B-3 Autumn In New York (1955年12月3日録音)
 これも有名スタンダードの嬉しい選曲ではありますが、ここでのアレンジは???
 なんだかアラビア~中近東のモードに陥っているような……、
 しかし途中から目が覚めたのでしょうねぇ、ハンプトン・ホーズがスローなメロディフェイクで得意技を披露してくれます。
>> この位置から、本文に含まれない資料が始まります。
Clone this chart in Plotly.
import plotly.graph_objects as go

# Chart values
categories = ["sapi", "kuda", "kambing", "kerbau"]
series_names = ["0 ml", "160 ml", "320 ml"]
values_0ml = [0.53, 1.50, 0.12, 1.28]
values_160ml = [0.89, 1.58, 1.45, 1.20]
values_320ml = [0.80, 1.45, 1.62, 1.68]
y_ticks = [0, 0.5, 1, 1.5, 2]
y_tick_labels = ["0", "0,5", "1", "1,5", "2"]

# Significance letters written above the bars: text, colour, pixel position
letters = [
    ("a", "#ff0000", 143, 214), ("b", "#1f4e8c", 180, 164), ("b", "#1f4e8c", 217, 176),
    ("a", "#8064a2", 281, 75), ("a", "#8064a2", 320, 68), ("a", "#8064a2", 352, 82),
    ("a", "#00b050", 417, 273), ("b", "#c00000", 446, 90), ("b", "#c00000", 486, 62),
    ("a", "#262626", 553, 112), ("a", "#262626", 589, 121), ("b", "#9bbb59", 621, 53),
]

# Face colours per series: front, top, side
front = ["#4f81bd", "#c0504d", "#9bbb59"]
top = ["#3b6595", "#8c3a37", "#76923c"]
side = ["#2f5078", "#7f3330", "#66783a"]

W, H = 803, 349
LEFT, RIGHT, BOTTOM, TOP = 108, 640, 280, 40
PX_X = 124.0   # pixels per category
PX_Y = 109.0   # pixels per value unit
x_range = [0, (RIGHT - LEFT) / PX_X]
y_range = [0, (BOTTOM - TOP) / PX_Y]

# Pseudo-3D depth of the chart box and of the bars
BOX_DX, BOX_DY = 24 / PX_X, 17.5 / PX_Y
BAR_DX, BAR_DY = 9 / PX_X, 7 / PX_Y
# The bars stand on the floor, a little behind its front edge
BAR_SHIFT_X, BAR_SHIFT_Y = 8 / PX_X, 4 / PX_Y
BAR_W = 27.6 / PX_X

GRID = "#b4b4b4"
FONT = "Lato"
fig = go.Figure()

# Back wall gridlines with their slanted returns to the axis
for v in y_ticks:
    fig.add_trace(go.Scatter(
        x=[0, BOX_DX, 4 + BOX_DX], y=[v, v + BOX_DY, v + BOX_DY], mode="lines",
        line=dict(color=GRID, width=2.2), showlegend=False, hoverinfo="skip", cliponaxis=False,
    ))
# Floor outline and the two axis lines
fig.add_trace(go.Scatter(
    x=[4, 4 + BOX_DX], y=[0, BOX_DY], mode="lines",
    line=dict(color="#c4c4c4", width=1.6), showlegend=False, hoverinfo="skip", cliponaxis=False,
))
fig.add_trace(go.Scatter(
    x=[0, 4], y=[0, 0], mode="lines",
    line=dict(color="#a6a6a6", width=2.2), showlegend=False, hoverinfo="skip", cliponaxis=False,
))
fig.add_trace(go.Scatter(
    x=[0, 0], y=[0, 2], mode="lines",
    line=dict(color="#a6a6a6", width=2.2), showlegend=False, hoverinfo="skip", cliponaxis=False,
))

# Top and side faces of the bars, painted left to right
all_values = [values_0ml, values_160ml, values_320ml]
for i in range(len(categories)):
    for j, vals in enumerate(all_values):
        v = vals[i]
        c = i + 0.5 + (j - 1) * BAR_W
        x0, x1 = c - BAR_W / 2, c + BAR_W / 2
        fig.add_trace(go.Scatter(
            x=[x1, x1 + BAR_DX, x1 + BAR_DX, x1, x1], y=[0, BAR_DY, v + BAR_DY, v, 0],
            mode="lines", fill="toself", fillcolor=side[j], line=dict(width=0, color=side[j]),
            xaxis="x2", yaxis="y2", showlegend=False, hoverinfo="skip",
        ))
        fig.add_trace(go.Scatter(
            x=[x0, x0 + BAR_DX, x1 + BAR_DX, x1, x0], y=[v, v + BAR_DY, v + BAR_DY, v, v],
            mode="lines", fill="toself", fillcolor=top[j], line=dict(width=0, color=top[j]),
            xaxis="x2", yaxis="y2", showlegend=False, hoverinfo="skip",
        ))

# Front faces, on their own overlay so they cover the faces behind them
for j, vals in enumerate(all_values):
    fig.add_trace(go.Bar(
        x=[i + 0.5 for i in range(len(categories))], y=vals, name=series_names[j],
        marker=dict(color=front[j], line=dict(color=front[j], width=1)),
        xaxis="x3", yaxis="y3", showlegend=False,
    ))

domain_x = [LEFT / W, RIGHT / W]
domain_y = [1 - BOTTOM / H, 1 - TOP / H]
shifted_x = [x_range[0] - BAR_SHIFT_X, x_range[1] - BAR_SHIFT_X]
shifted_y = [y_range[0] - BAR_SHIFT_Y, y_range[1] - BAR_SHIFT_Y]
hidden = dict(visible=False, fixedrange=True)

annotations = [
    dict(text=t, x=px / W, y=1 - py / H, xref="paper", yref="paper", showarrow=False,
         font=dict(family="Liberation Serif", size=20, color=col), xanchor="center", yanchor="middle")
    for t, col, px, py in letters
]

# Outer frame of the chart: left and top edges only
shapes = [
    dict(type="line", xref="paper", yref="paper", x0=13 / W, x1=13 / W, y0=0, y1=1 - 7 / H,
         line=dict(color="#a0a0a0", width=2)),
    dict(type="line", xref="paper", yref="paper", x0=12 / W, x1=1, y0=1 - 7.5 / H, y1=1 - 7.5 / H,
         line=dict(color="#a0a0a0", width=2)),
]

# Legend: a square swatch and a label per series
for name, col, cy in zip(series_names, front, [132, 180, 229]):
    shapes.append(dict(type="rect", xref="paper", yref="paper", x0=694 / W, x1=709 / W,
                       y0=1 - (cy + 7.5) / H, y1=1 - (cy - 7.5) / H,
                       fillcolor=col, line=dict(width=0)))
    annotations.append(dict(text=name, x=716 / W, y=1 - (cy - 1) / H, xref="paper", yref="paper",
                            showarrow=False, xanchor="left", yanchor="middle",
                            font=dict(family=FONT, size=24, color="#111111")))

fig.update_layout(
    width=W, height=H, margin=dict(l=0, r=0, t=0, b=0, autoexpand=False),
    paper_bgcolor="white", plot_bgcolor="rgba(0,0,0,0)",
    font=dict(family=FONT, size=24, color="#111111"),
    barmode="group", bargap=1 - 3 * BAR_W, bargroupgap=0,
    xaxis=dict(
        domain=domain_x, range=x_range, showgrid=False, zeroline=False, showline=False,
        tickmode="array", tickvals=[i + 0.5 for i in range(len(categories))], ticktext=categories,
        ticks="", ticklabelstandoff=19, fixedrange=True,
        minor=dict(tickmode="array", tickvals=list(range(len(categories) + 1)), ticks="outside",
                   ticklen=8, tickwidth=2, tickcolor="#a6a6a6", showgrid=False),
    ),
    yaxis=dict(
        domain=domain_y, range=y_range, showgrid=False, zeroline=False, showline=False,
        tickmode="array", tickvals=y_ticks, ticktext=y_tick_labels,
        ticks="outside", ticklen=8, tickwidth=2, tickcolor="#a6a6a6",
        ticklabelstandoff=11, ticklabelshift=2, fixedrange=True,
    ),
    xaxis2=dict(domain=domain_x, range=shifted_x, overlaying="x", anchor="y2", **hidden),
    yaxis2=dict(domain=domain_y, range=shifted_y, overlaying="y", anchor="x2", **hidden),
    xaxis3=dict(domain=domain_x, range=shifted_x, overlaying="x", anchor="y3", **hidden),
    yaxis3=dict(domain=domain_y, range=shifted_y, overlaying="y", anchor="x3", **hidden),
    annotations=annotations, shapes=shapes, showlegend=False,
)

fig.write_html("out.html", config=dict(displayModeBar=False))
この当たり前に原曲を弾いていくのは、ちょっとカクテル系なんでしょうが、ハンプトン・ホーズの資質からして、自然に別の道へ迷い込んだような不思議な感覚が……。
 う~ん、華麗なテクニックも、ねぇ……。

B-4 Section Blues (1955年12月3日録音)
 という前曲の煮え切らなさをブッ飛ばしてくれるのが、このブルース!
 レッド・ミッチェルとチャック・トンプソンが書いたことになっているので、トリオ3者の活躍も均等割りですから、まさにアルバムの締め括りにはジャストミートの快演だと思います。短いのが勿体無い!

ということで、ジャケ写ではグッと上目づかいのハンプトン・ホーズが強い印象を残す人気盤だと思います。